GIVEN INFORMATION

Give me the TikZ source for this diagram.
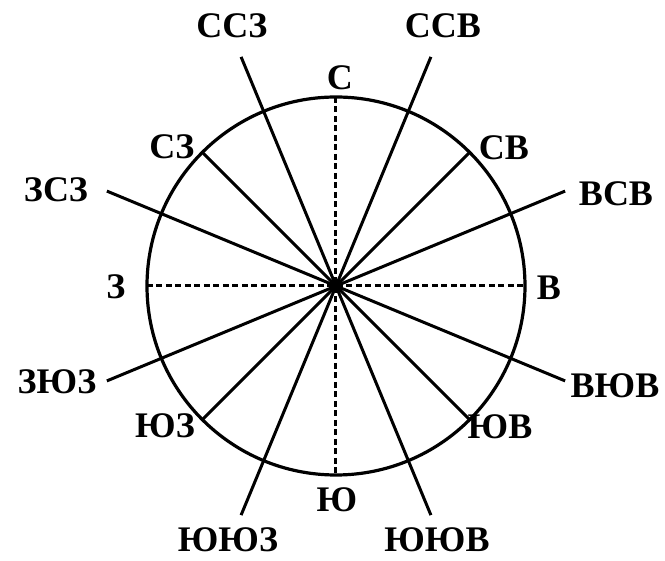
\documentclass[tikz,border=0pt]{standalone}
\usepackage{fontspec}
\setmainfont{Liberation Serif}
\begin{document}
\begin{tikzpicture}[x=1pt,y=1pt,
  lbl/.style={inner sep=0pt,font=\fontsize{36}{36}\selectfont\bfseries},
  ray/.style={line width=3pt},
  dray/.style={line width=3pt,dash pattern=on 6pt off 3.5pt},
  rim/.style={line width=3.2pt}]
\useasboundingbox (-336,-275) rectangle (329,286);
\coordinate (c) at (0,0);
% circle
\draw[rim] (c) circle (189);
% cardinal dashed
\coordinate (n) at (0,189);
\coordinate (s) at (0,-189);
\coordinate (e) at (189,0);
\coordinate (w) at (-189,0);
\draw[dray] (n) -- (s);
\draw[dray] (w) -- (e);
% intercardinal solid to rim
\foreach \a/\nm in {45/ne,135/nw,225/sw,315/se}{
  \coordinate (\nm) at (\a:189);
  \draw[ray] (c) -- (\nm);
}
% secondary intercardinal, beyond rim
\foreach \a/\nm in {67.5/nne,112.5/nnw,22.5/ene,157.5/wnw,202.5/wsw,247.5/ssw,292.5/sse,337.5/ese}{
  \coordinate (\nm) at (\a:248);
  \draw[ray] (c) -- (\nm);
}
% labels
\node[lbl] (lN) at (4,208) {С};
\node[lbl] (lNNW) at (-104,260) {ССЗ};
\node[lbl] (lNNE) at (107,260) {ССВ};
\node[lbl] (lNW) at (-164,139) {СЗ};
\node[lbl] (lWNW) at (-280,96) {ЗСЗ};
\node[lbl] (lW) at (-220,-1) {З};
\node[lbl] (lWSW) at (-279,-96) {ЗЮЗ};
\node[lbl] (lSW) at (-171,-140) {ЮЗ};
\node[lbl] (lSSW) at (-108,-254) {ЮЮЗ};
\node[lbl] (lS) at (1,-214) {Ю};
\node[lbl] (lSSE) at (101,-254) {ЮЮВ};
\node[lbl] (lSE) at (164,-141) {ЮВ};
\node[lbl] (lESE) at (279,-100) {ВЮВ};
\node[lbl] (lE) at (213,-2) {В};
\node[lbl] (lENE) at (280,92) {ВСВ};
\node[lbl] (lNE) at (168,138) {СВ};
\end{tikzpicture}
\end{document}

THE EXERCISE
Exactly as written, return every line of the listing, but not the pictures.

EXERCISE RESULT
Give me the TikZ source for this diagram.
\documentclass[tikz,border=0pt]{standalone}
\usepackage{fontspec}
\setmainfont{Liberation Serif}
\begin{document}
\begin{tikzpicture}[x=1pt,y=1pt,
  lbl/.style={inner sep=0pt,font=\fontsize{36}{36}\selectfont\bfseries},
  ray/.style={line width=3pt},
  dray/.style={line width=3pt,dash pattern=on 6pt off 3.5pt},
  rim/.style={line width=3.2pt}]
\useasboundingbox (-336,-275) rectangle (329,286);
\coordinate (c) at (0,0);
% circle
\draw[rim] (c) circle (189);
% cardinal dashed
\coordinate (n) at (0,189);
\coordinate (s) at (0,-189);
\coordinate (e) at (189,0);
\coordinate (w) at (-189,0);
\draw[dray] (n) -- (s);
\draw[dray] (w) -- (e);
% intercardinal solid to rim
\foreach \a/\nm in {45/ne,135/nw,225/sw,315/se}{
  \coordinate (\nm) at (\a:189);
  \draw[ray] (c) -- (\nm);
}
% secondary intercardinal, beyond rim
\foreach \a/\nm in {67.5/nne,112.5/nnw,22.5/ene,157.5/wnw,202.5/wsw,247.5/ssw,292.5/sse,337.5/ese}{
  \coordinate (\nm) at (\a:248);
  \draw[ray] (c) -- (\nm);
}
% labels
\node[lbl] (lN) at (4,208) {С};
\node[lbl] (lNNW) at (-104,260) {ССЗ};
\node[lbl] (lNNE) at (107,260) {ССВ};
\node[lbl] (lNW) at (-164,139) {СЗ};
\node[lbl] (lWNW) at (-280,96) {ЗСЗ};
\node[lbl] (lW) at (-220,-1) {З};
\node[lbl] (lWSW) at (-279,-96) {ЗЮЗ};
\node[lbl] (lSW) at (-171,-140) {ЮЗ};
\node[lbl] (lSSW) at (-108,-254) {ЮЮЗ};
\node[lbl] (lS) at (1,-214) {Ю};
\node[lbl] (lSSE) at (101,-254) {ЮЮВ};
\node[lbl] (lSE) at (164,-141) {ЮВ};
\node[lbl] (lESE) at (279,-100) {ВЮВ};
\node[lbl] (lE) at (213,-2) {В};
\node[lbl] (lENE) at (280,92) {ВСВ};
\node[lbl] (lNE) at (168,138) {СВ};
\end{tikzpicture}
\end{document}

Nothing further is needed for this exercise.